Rory legal battle: The post-split recriminations are wounding to both sides
When he suffered an on-course meltdown in Florida last March, Rory McIlroy's under-par performance was variously blamed on a sore wisdom tooth and apparent difficulties with his new Nike clubs.
But new court papers filed by the former world number one golfer, who is suing his former agent in a bruising lawsuit, suggests that McIlroy had much more on his mind when he quit the Honda Classic.
Amid all the public frenzy over his now defunct relationship with Danish tennis star Caroline Wozniaki, McIlroy was privately engaged last spring in a battle with Horizon, the Dublin-based sports agency.

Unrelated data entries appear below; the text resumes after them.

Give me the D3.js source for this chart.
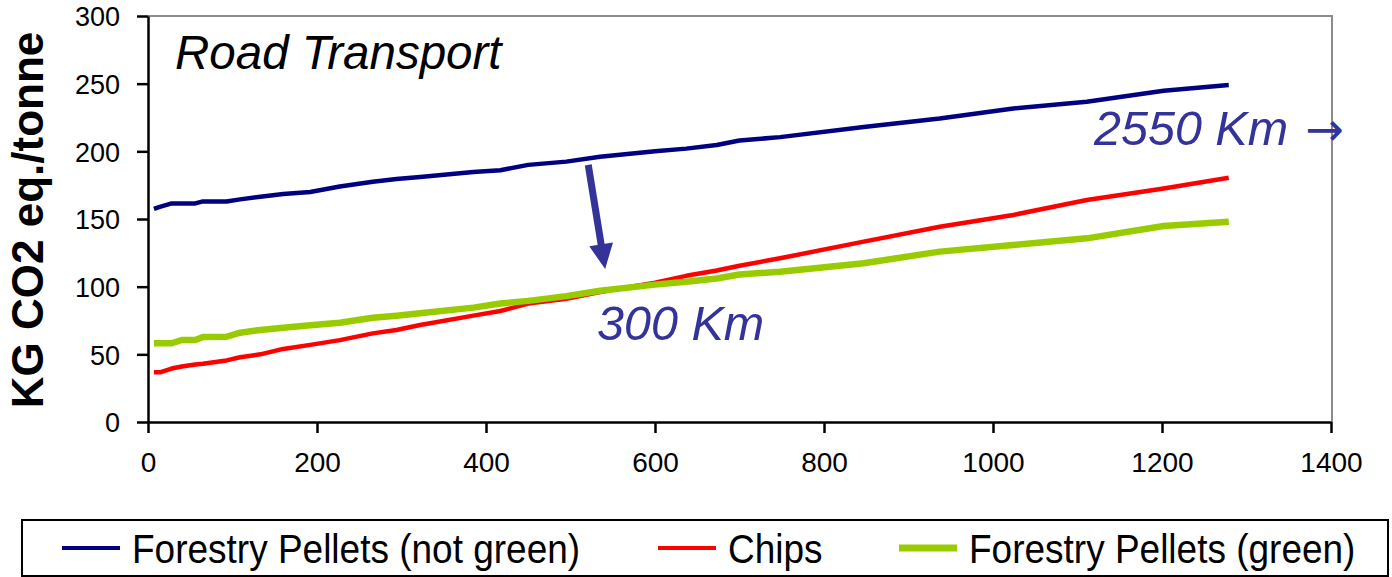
<!DOCTYPE html>
<html><head><meta charset="utf-8">
<script src="https://cdn.jsdelivr.net/npm/d3@7"></script>
<style>
body{margin:0;background:#fff;}
svg text{font-family:"Liberation Sans",Arial,sans-serif;}
</style></head>
<body><svg id="c" width="1392" height="577"></svg>
<script>
const distances = [7,14,28,40,56,65,93,109,133,160,192,227,266,294,322,385,417,450,495,535,600,637,673,700,748,847,937,1024,1111,1202,1279];
const pelletsNotGreen = [157.5,159,161.5,161.5,161.5,163,163,164.5,166.5,168.5,170,174,177.5,179.5,181,184.7,186,190,192.4,196,200,202,204.7,208,210.5,218,224.3,231.7,236.7,244.8,249];
const chips = [36.7,36.7,39.5,41,42.5,43,45.5,47.8,50,54,57,60.5,65.5,68,71.7,78.6,82,87.5,91,96,103,108,112,115.5,121,133.3,144.3,153,164,172.6,180.5];
const pelletsGreen = [58.2,58.2,58.2,60.6,60.6,62.8,63,66,68,69.7,71.5,73.4,77,78.5,80.3,84.5,87.5,89.5,93,97,101.5,103.7,106,109,111,117.3,125.9,130.8,135.7,144.8,148];
const seriesNames = ["Forestry Pellets (not green)","Chips","Forestry Pellets (green)"];
const seriesColors = ["#000080","#FF0000","#99CC00"];
const seriesWidths = [4.5,4.5,6.5];
const xTicks = [0,200,400,600,800,1000,1200,1400];
const yTicks = [0,50,100,150,200,250,300];

const svg = d3.select("#c");
const L=148,R=1331,T=16,B=422;
const x = d3.scaleLinear().domain([0,1400]).range([L,R]);
const y = d3.scaleLinear().domain([0,300]).range([B,T]);

// frame (top/right grey)
svg.append("path").attr("d",`M${L},${T}H${R+1}V${B}`).attr("fill","none").attr("stroke","#8c8c8c").attr("stroke-width",2);

// axes
const yAxis = svg.append("g").attr("transform",`translate(${L},0)`)
  .call(d3.axisLeft(y).tickValues(yTicks).tickFormat(d3.format("d")).tickSize(11).tickPadding(17).tickSizeOuter(0));
const xAxis = svg.append("g").attr("transform",`translate(0,${B})`)
  .call(d3.axisBottom(x).tickValues(xTicks).tickFormat(d3.format("d")).tickSize(11).tickPadding(19).tickSizeOuter(0));
[yAxis,xAxis].forEach(g=>{
  g.select(".domain").attr("stroke","#000").attr("stroke-width",2.5);
  g.selectAll(".tick line").attr("stroke","#000").attr("stroke-width",2.5);
  g.selectAll(".tick text").attr("fill","#000").style("font-family","'Liberation Sans',Arial,sans-serif");
});
yAxis.selectAll(".tick text").attr("font-size",27).attr("dy","0.36em");
xAxis.selectAll(".tick text").attr("font-size",28);

// lines
const series=[pelletsNotGreen,chips,pelletsGreen];
const line = d3.line().x((d,i)=>x(distances[i])).y(d=>y(d));
series.forEach((s,k)=>{
  svg.append("path").datum(s).attr("d",line).attr("fill","none")
    .attr("stroke",seriesColors[k]).attr("stroke-width",seriesWidths[k]).attr("stroke-linejoin","round");
});

// y title
svg.append("text").attr("transform","translate(43,220) rotate(-90)").attr("text-anchor","middle")
  .attr("font-size",44).attr("font-weight","bold").attr("fill","#000").text("KG CO2 eq./tonne");

// annotations
svg.append("text").attr("x",x(32)).attr("y",69).attr("font-size",47.5).attr("font-style","italic").attr("fill","#000").text("Road Transport");
const t2550 = svg.append("text").attr("x",1094).attr("y",145).attr("font-size",48.5).attr("font-style","italic").attr("fill","#333399");
t2550.append("tspan").text("2550 Km ");
t2550.append("tspan").attr("font-family","'DejaVu Sans'").attr("font-style","normal").attr("font-size",46).attr("dx",4).text("\u2192");
svg.append("text").attr("x",597).attr("y",340).attr("font-size",48.5).attr("font-style","italic").attr("fill","#333399").text("300 Km");

// arrow
const ax0=x(521), ay0=y(190), ax1=x(541), ay1=y(113);
const ang=Math.atan2(ay1-ay0,ax1-ax0);
const headLen=25, headW=12;
const bx=ax1-headLen*Math.cos(ang), by=ay1-headLen*Math.sin(ang);
svg.append("line").attr("x1",ax0).attr("y1",ay0).attr("x2",bx+2*Math.cos(ang)).attr("y2",by+2*Math.sin(ang))
  .attr("stroke","#333399").attr("stroke-width",7);
const px=-Math.sin(ang), py=Math.cos(ang);
svg.append("path").attr("d",`M${ax1},${ay1}L${bx+px*headW},${by+py*headW}L${bx-px*headW},${by-py*headW}Z`).attr("fill","#333399");

// legend
svg.append("rect").attr("x",22).attr("y",520).attr("width",1366).attr("height",56).attr("fill","#fff").attr("stroke","#000").attr("stroke-width",2);
const legX=[62,658,899];
seriesNames.forEach((n,k)=>{
  svg.append("line").attr("x1",legX[k]).attr("x2",legX[k]+58).attr("y1",548).attr("y2",548)
    .attr("stroke",seriesColors[k]).attr("stroke-width",k==2?7:4);
  svg.append("text").attr("transform",`translate(${legX[k]+70},563) scale(1,1.12)`)
    .attr("font-size",37).attr("fill","#000").text(n);
});
</script></body></html>
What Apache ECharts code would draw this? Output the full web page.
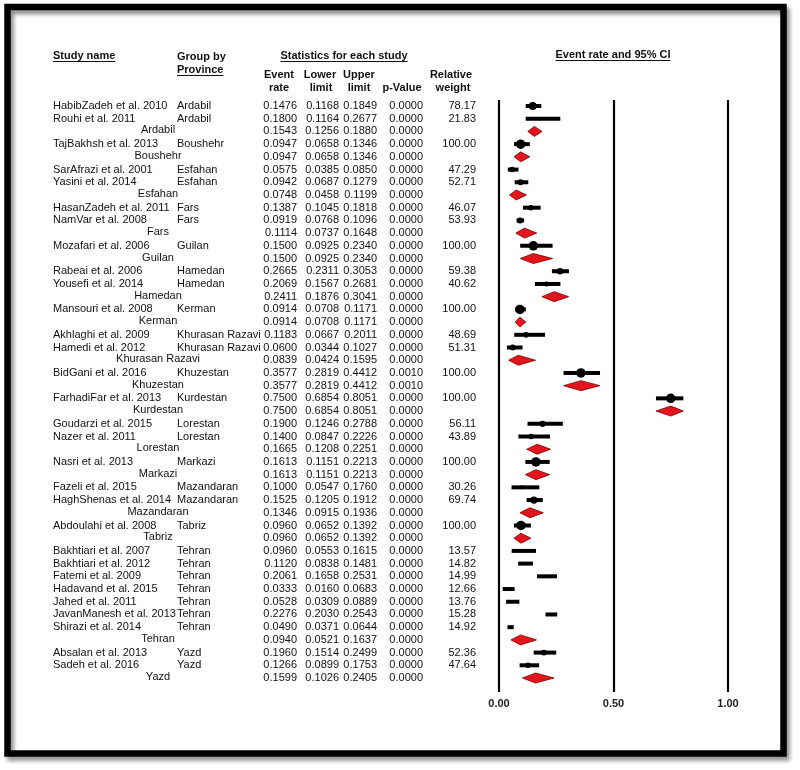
<!DOCTYPE html>
<html><head><meta charset="utf-8">
<script src="https://cdn.jsdelivr.net/npm/echarts@6/dist/echarts.min.js"></script>
<style>html,body{margin:0;padding:0;background:#fff}#c{width:800px;height:770px}</style>
</head><body><div id="c"></div>
<script>
// ---- data ----
const rowLabels = [
 'HabibZadeh et al. 2010','Rouhi et al. 2011','Ardabil',
 'TajBakhsh et al. 2013','Boushehr',
 'SarAfrazi et al. 2001','Yasini et al. 2014','Esfahan',
 'HasanZadeh et al. 2011','NamVar et al. 2008','Fars',
 'Mozafari et al. 2006','Guilan',
 'Rabeai et al. 2006','Yousefi et al. 2014','Hamedan',
 'Mansouri et al. 2008','Kerman',
 'Akhlaghi et al. 2009','Hamedi et al. 2012','Khurasan Razavi',
 'BidGani et al. 2016','Khuzestan',
 'FarhadiFar et al. 2013','Kurdestan',
 'Goudarzi et al. 2015','Nazer et al. 2011','Lorestan',
 'Nasri et al. 2013','Markazi',
 'Fazeli et al. 2015','HaghShenas et al. 2014','Mazandaran',
 'Abdoulahi et al. 2008','Tabriz',
 'Bakhtiari et al. 2007','Bakhtiari et al. 2012','Fatemi et al. 2009','Hadavand et al. 2015','Jahed et al. 2011','JavanManesh et al. 2013','Shirazi et al. 2014','Tehran',
 'Absalan et al. 2013','Sadeh et al. 2016','Yazd'
];
const groupNames = [
 'Ardabil','Ardabil','',
 'Boushehr','',
 'Esfahan','Esfahan','',
 'Fars','Fars','',
 'Guilan','',
 'Hamedan','Hamedan','',
 'Kerman','',
 'Khurasan Razavi','Khurasan Razavi','',
 'Khuzestan','',
 'Kurdestan','',
 'Lorestan','Lorestan','',
 'Markazi','',
 'Mazandaran','Mazandaran','',
 'Tabriz','',
 'Tehran','Tehran','Tehran','Tehran','Tehran','Tehran','Tehran','',
 'Yazd','Yazd',''
];
const eventRate = [
 0.1476,0.1800,0.1543, 0.0947,0.0947, 0.0575,0.0942,0.0748, 0.1387,0.0919,0.1114,
 0.1500,0.1500, 0.2665,0.2069,0.2411, 0.0914,0.0914, 0.1183,0.0600,0.0839,
 0.3577,0.3577, 0.7500,0.7500, 0.1900,0.1400,0.1665, 0.1613,0.1613,
 0.1000,0.1525,0.1346, 0.0960,0.0960,
 0.0960,0.1120,0.2061,0.0333,0.0528,0.2276,0.0490,0.0940, 0.1960,0.1266,0.1599
];
const lowerLimit = [
 0.1168,0.1164,0.1256, 0.0658,0.0658, 0.0385,0.0687,0.0458, 0.1045,0.0768,0.0737,
 0.0925,0.0925, 0.2311,0.1567,0.1876, 0.0708,0.0708, 0.0667,0.0344,0.0424,
 0.2819,0.2819, 0.6854,0.6854, 0.1246,0.0847,0.1208, 0.1151,0.1151,
 0.0547,0.1205,0.0915, 0.0652,0.0652,
 0.0553,0.0838,0.1658,0.0160,0.0309,0.2030,0.0371,0.0521, 0.1514,0.0899,0.1026
];
const upperLimit = [
 0.1849,0.2677,0.1880, 0.1346,0.1346, 0.0850,0.1279,0.1199, 0.1818,0.1096,0.1648,
 0.2340,0.2340, 0.3053,0.2681,0.3041, 0.1171,0.1171, 0.2011,0.1027,0.1595,
 0.4412,0.4412, 0.8051,0.8051, 0.2788,0.2226,0.2251, 0.2213,0.2213,
 0.1760,0.1912,0.1936, 0.1392,0.1392,
 0.1615,0.1481,0.2531,0.0683,0.0889,0.2543,0.0644,0.1637, 0.2499,0.1753,0.2405
];
const pValue = [
 0.0000,0.0000,0.0000, 0.0000,0.0000, 0.0000,0.0000,0.0000, 0.0000,0.0000,0.0000,
 0.0000,0.0000, 0.0000,0.0000,0.0000, 0.0000,0.0000, 0.0000,0.0000,0.0000,
 0.0010,0.0010, 0.0000,0.0000, 0.0000,0.0000,0.0000, 0.0000,0.0000,
 0.0000,0.0000,0.0000, 0.0000,0.0000,
 0.0000,0.0000,0.0000,0.0000,0.0000,0.0000,0.0000,0.0000, 0.0000,0.0000,0.0000
];
const relWeight = [
 78.17,21.83,null, 100.00,null, 47.29,52.71,null, 46.07,53.93,null,
 100.00,null, 59.38,40.62,null, 100.00,null, 48.69,51.31,null,
 100.00,null, 100.00,null, 56.11,43.89,null, 100.00,null,
 30.26,69.74,null, 100.00,null,
 13.57,14.82,14.99,12.66,13.76,15.28,14.92,null, 52.36,47.64,null
];
const xTickValues = [0, 0.5, 1];
const xTickLabels = ['0.00', '0.50', '1.00'];

// ---- rendering ----
const FF = '"Liberation Sans", Arial, sans-serif';
const F = '11px ' + FF, FB = 'bold 11px ' + FF;
const TXT = '#111';
const mctx = document.createElement('canvas').getContext('2d');
function tw(t, f) { mctx.font = f; return mctx.measureText(t).width; }

const isSummary = groupNames.map(g => g === '');
const studyIdx = [], sumIdx = [];
rowLabels.forEach((_, i) => (isSummary[i] ? sumIdx : studyIdx).push(i));

function txt(x, y, text, font, align) {
  return { type: 'text', x: x, y: y, silent: true,
    style: { text: text, font: font, fill: TXT, align: align, textAlign: align,
             verticalAlign: 'middle', textVerticalAlign: 'middle' } };
}

const graphics = [];
function header(x, y, text, align, underline) {
  graphics.push(txt(x, y, text, FB, align));
  if (underline) {
    const w = tw(text, FB);
    const x0 = align === 'center' ? x - w / 2 : x;
    graphics.push({ type: 'line', silent: true, shape: { x1: x0, y1: y + 5.5, x2: x0 + w, y2: y + 5.5 },
      style: { stroke: TXT, lineWidth: 1.2 } });
  }
}
header(53, 56, 'Study name', 'left', true);
header(177, 57, 'Group by', 'left', false);
header(177, 70, 'Province', 'left', true);
header(344, 56, 'Statistics for each study', 'center', true);
header(279, 75, 'Event', 'center'); header(279, 88, 'rate', 'center');
header(320, 75, 'Lower', 'center'); header(321, 88, 'limit', 'center');
header(359, 75, 'Upper', 'center'); header(359, 88, 'limit', 'center');
header(402, 88, 'p-Value', 'center');
header(451, 75, 'Relative', 'center'); header(453, 88, 'weight', 'center');
header(613, 55, 'Event rate and 95% CI', 'center', true);
graphics.push({ type: 'rect', silent: true, z: 10,
  shape: { x: 7.5, y: 7, width: 776, height: 746.5 },
  style: { fill: 'none', stroke: '#000', lineWidth: 6.5,
    shadowBlur: 4, shadowColor: 'rgba(0,0,0,0.45)', shadowOffsetX: 3, shadowOffsetY: 4 } });

const chart = echarts.init(document.getElementById('c'));
chart.setOption({
  animation: false,
  backgroundColor: '#fff',
  grid: { left: 499, width: 229, top: 100, height: 592 },
  xAxis: { type: 'value', min: 0, max: 1, interval: 0.5,
    axisLine: { show: false }, axisTick: { show: false },
    splitLine: { show: true, lineStyle: { color: '#000', width: 2.2 } },
    axisLabel: { margin: 6, fontWeight: 'bold', fontSize: 11, fontFamily: FF, color: '#222',
      formatter: v => xTickLabels[xTickValues.indexOf(v)] } },
  yAxis: { type: 'value', inverse: true, min: -0.472, max: 46.1, show: false },
  graphic: graphics,
  series: [
    {
      type: 'custom', clip: false, silent: true,
      data: rowLabels.map((_, i) => [0, i]),
      renderItem: function (params, api) {
        const i = api.value(1);
        const y = api.coord([0, i])[1];
        const kids = [];
        if (isSummary[i]) kids.push(txt(158, y - 1, rowLabels[i], F, 'center'));
        else { kids.push(txt(53, y, rowLabels[i], F, 'left')); kids.push(txt(177, y, groupNames[i], F, 'left')); }
        kids.push(txt(297, y, eventRate[i].toFixed(4), F, 'right'));
        kids.push(txt(339, y, lowerLimit[i].toFixed(4), F, 'right'));
        kids.push(txt(377, y, upperLimit[i].toFixed(4), F, 'right'));
        kids.push(txt(423, y, pValue[i].toFixed(4), F, 'right'));
        if (relWeight[i] != null) kids.push(txt(476, y, relWeight[i].toFixed(2), F, 'right'));
        return { type: 'group', children: kids };
      }
    },
    {
      type: 'custom', clip: false,
      data: studyIdx.map(i => [eventRate[i], i, lowerLimit[i], upperLimit[i], relWeight[i]]),
      renderItem: function (params, api) {
        const i = api.value(1);
        const p = api.coord([api.value(0), i]);
        const a = api.coord([api.value(2), i]);
        const b = api.coord([api.value(3), i]);
        const r = (2 + api.value(4) * 0.075) / 2;
        return { type: 'group', children: [
          { type: 'line', shape: { x1: a[0], y1: a[1], x2: b[0], y2: b[1] }, style: { stroke: '#000', lineWidth: 4 } },
          { type: 'circle', shape: { cx: p[0], cy: p[1], r: r }, style: { fill: '#000' } }
        ] };
      }
    },
    {
      type: 'custom', clip: false,
      data: sumIdx.map(i => [eventRate[i], i, lowerLimit[i], upperLimit[i]]),
      renderItem: function (params, api) {
        const i = api.value(1);
        const p = api.coord([api.value(0), i]);
        const a = api.coord([api.value(2), i]);
        const b = api.coord([api.value(3), i]);
        const h = 5;
        return { type: 'polygon',
          shape: { points: [[a[0], a[1]], [p[0], p[1] - h], [b[0], b[1]], [p[0], p[1] + h]] },
          style: { fill: '#e3141b', stroke: '#7a0000', lineWidth: 0.8 } };
      }
    }
  ]
});
</script>
</body></html>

The exact details of when and how the relationship unravelled – McIlroy parted company with Horizon last month – may not be fully aired until October 2014.
McIlroy entered into a formal three-year deal with Horizon in December 2011 as Horizon's lawyers, William Fry, threw a party for their office staff.
McIlroy has now claimed that he signed the initial deal without receiving adequate independent legal advice and in circumstances of "great informality" as a 22-year-old business novice.
Under the deal, Horizon would take a 5% cut of McIlroy's on-course earnings and 20% of his off-course income, including sponsorship. Crucially, Horizon would earn 20% of McIlroy's eye-watering $100m ($20m a year) five-year deal with Nike, which runs out in December 2017.
In early 2013, a revision to the McIlroy/Horizon deal was mooted to extend the relationship until the end of 2017.
Under the revised agreement, concluded in late March, Horizon's on-course fees were slashed to zero per cent, and its off-course fees reduced to 15%.
Horizon managed to retain its 20% cut of the Nike deal, with 15% payable on a renewal of the Nike agreement during the term of the new representation agreement. Then last April, after the revised representation agreement was concluded, McIlroy announced to Horizon that he intended to set up his own management agency.
The writs inevitably followed when McIlroy split from Horizon late last month, installing Horizon's ex-head of strategy Donal Casey – a key figure in the Nike deal – as his new CEO.
McIlroy is not just seeking to terminate his contract with Horizon: he wants the courts to rule that it never existed and void it from the very beginning.
The golfer, who has spent $1.5m (£940,000) defending a legal action by former sponsor Oakley, claims that the initial Horizon deal was "unconscionable" and wants a full indemnity from the firm if he loses the Oakley lawsuit.
Horizon has defended the "exceptional job" it says it has done representing McIlroy and says it is the star who is in breach of a contract he "willingly entered into".
Like many relationship breakdowns, the post-split recriminations are wounding to both sides, including Horizon MD Conor Ridge, who enjoyed a strong friendship with his protege.
Much private dealings will be exposed in the cold, clinical confines of the Commercial Court if the case goes to full hearing.
Perhaps the saddest part of this off-course battle is that McIlroy, whose world ranking has tumbled, is facing an uphill fight to restore his former glory.